In a tradition dating back centuries, families in Pomuch exhume their dead after three years in the grave and transfer their dried bones and skulls -- often with hair attached -- to wooden crates on permanent display in open funeral niches.

Every subsequent year in a two-day ritual preceding the November 1 and November 2 Day of the Dead festival, families gather at the brightly painted tombs to replace the boxes' embroidered cloth linings and give the remains themselves a spruce up. The festival brings back floods of painful memories for mourning kin struggling with the loss of life companions.

"I was talking to her," Colli, a widower of nine years, recalled as he lifted his dead wife Concepcion's brittle pelvis from a large pile of bones and dusted it off with a cloth. "She lowered her head and that was it." But the retired farm hand said he took solace from knowing she was at peace. "I feel happy because she died happy."

*THE NEXT WORLD*

According to Mayan beliefs, death is a stage in life in which the deceased evolve into higher, more spiritual beings. In Pomuch, the dead are believed to be "purified" during the first three years after their death. They are then exhumed and welcomed back as highly respected members of extended families in which past and present generations merge.

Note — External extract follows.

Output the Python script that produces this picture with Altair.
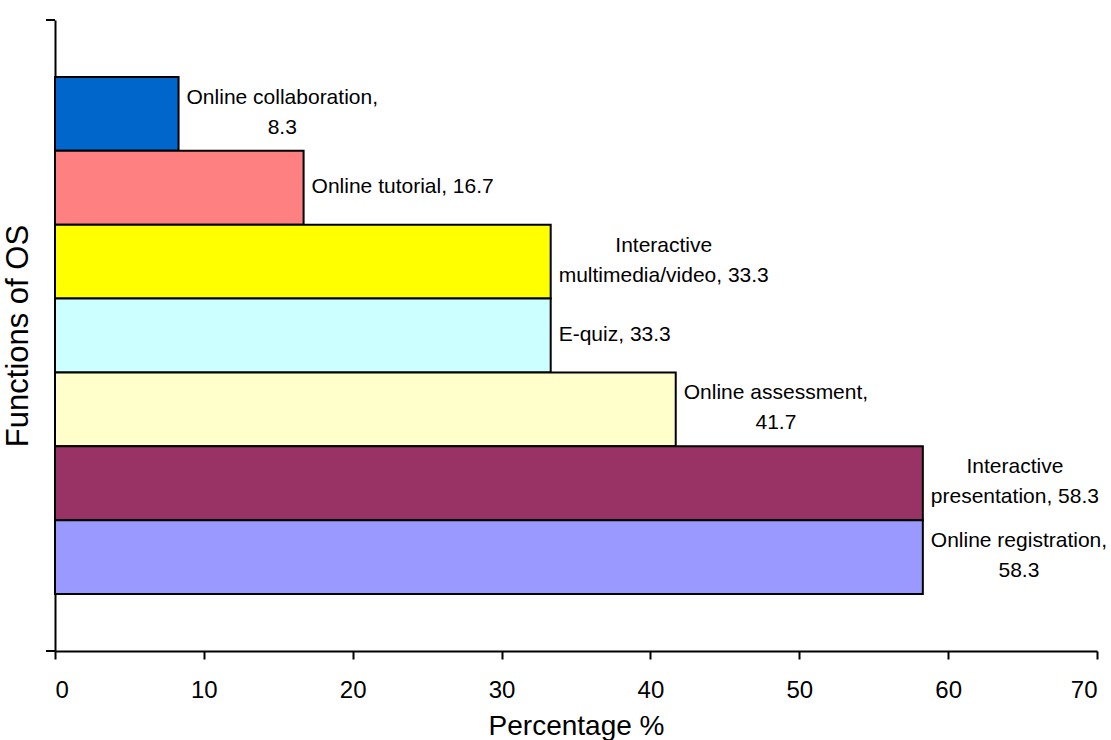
import altair as alt
import pandas as pd

categories = ["Online collaboration", "Online tutorial", "Interactive multimedia/video",
              "E-quiz", "Online assessment", "Interactive presentation", "Online registration"]
values = [8.3, 16.7, 33.3, 33.3, 41.7, 58.3, 58.3]
labels = ["Online collaboration,\n8.3", "Online tutorial, 16.7", "Interactive\nmultimedia/video, 33.3",
          "E-quiz, 33.3", "Online assessment,\n41.7", "Interactive\npresentation, 58.3",
          "Online registration,\n58.3"]
colors = ["#0066CC", "#FF8080", "#FFFF00", "#CCFFFF", "#FFFFCC", "#993366", "#9999FF"]
x_ticks = [0, 10, 20, 30, 40, 50, 60, 70]

FONT = "Liberation Sans"
LABEL_SIZE = 21
LINE_H = 30
W, H = 1042, 631

# Arial (Liberation Sans) advance widths, units per 1000 em
AFM = {" ": 278, ",": 278, ".": 278, "-": 333, "/": 278,
       "0": 556, "1": 556, "2": 556, "3": 556, "4": 556, "5": 556, "6": 556, "7": 556, "8": 556, "9": 556,
       "O": 778, "I": 278, "E": 667,
       "a": 556, "b": 556, "c": 500, "d": 556, "e": 556, "f": 278, "g": 556, "h": 556, "i": 222,
       "l": 222, "m": 833, "n": 556, "o": 556, "p": 556, "q": 556, "r": 333, "s": 500, "t": 278,
       "u": 556, "v": 500, "z": 500}


def text_width(s, size):
    return max(sum(AFM.get(ch, 556) for ch in line) for line in s.split("\n")) * size / 1000.0


df = pd.DataFrame({"category": categories, "value": values, "label": labels})

y_enc = alt.Y("category:N", sort=categories,
              scale=alt.Scale(paddingInner=0, paddingOuter=0.771),
              axis=alt.Axis(title="Functions of OS", labels=False, ticks=False,
                            domainColor="black", domainWidth=2,
                            titleFont=FONT, titleFontSize=31, titleFontWeight="normal",
                            titleColor="black", titlePadding=21))
x_enc = alt.X("value:Q", scale=alt.Scale(domain=[0, 70], nice=False),
              axis=alt.Axis(title="Percentage %", values=x_ticks, grid=False,
                            tickSize=8, tickColor="black", tickWidth=2,
                            domainColor="black", domainWidth=2,
                            labelFont=FONT, labelFontSize=24, labelColor="black", labelPadding=19,
                            titleFont=FONT, titleFontSize=28, titleFontWeight="normal",
                            titleColor="black", titlePadding=10))

bars = alt.Chart(df).mark_bar(stroke="black", strokeWidth=2).encode(
    x=x_enc,
    y=y_enc,
    color=alt.Color("category:N", scale=alt.Scale(domain=categories, range=colors), legend=None),
)

layers = [bars]
for cat, lab in zip(categories, labels):
    w = text_width(lab, LABEL_SIZE)
    n_lines = lab.count("\n") + 1
    layers.append(
        alt.Chart(df).transform_filter(alt.datum.category == cat).mark_text(
            align="center", baseline="middle", dx=8 + w / 2, dy=-(n_lines - 1) * LINE_H / 2 - 1,
            font=FONT, fontSize=LABEL_SIZE, lineHeight=LINE_H, lineBreak="\n", color="black"
        ).encode(x="value:Q", y=alt.Y("category:N", sort=categories), text="label:N")
    )

# end ticks of the category axis
for yv in [0, H]:
    layers.append(
        alt.Chart(alt.Data(values=[{"k": 1}])).mark_rule(color="black", strokeWidth=2).encode(
            x=alt.value(-9), x2=alt.value(0), y=alt.value(yv)
        )
    )

chart = alt.layer(*layers).properties(
    width=W, height=H,
    autosize=alt.AutoSizeParams(type="none"),
    padding={"left": 55, "top": 20, "right": 14, "bottom": 89},
    background="white",
).configure_view(stroke=None)

chart.save("out.html", embed_options={"renderer": "svg", "actions": False})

Old women in colourfully patterned traditional dresses chattered in the Mayan language on Monday as they fussed over the bones of long lost mothers and the skulls of babies who barely lived a day. Marta Helena Chipool, 35, lovingly cleaned the remains of a mother-in-law she never met and the twin girls who died with her 40 years ago in childbirth.

"You go to the cemetery and you can see your dead sister, mother and father and talk to them," said Lazaro Tuz, an anthropologist from Pomuch who has spent years documenting the ritual. "This keeps the family together."
"The dead person is no longer dead because you can touch him," he said.
"She is not dead to me, she lives in my heart," Maria Euan, a 52-year-old woman with braids and bright cross-stich flowers spread across her white blouse, as she and her husband arranged her dead mother's bone. "This is her party."

The origins of the ritual, which is celebrated almost exclusively in Pomuch, are murky, and it is unclear whether the practice predates the Spanish conquest of Latin America. One theory suggests that villagers, faced with an overflowing cemetery, may have begun digging up their dead for sanitary reasons. Some fear the tradition is dying out as Pomuch's youth, increasingly hooked on video games, action films and racy reggaeton music, embrace modern culture.

According to village folklore, the spirit of a Pomuch native can become angry and wonder lost through the streets if proper care is not taken of his or her remains. Martin de Porras cleaned his dead father's thigh bone, still bearing the shiny metal prosthetic ball joint that made his last months after a road accident misery, and wondered whether his children would do the same for him. "I can't make them do it," he said. "But if they don't, I don't know where I'm going to end up."


----------



## HibLaGrande (Sep 25, 2005)

"But, I don't want to go in the cart"


----------



## r0b3r7 (Aug 9, 2008)

Sooo....what do they do for Halloween???


----------



## Revenant (Mar 17, 2007)

r0b3r7 said:


> Sooo....what do they do for Halloween???


"Yo Paco, hand me those LEDs and that tube of Liquid Nail... Uncle Hector doesn't look scary enough"


----------



## debbie5 (Mar 2, 2007)

SOUP'S ON!

Yum.

Grandma tastes better every year.


----------



## Ghoulbug (Apr 24, 2007)

omg!!! lol.................too funny


----------



## Beth (Sep 27, 2005)

How cool is that?? I wanna go next time!!


----------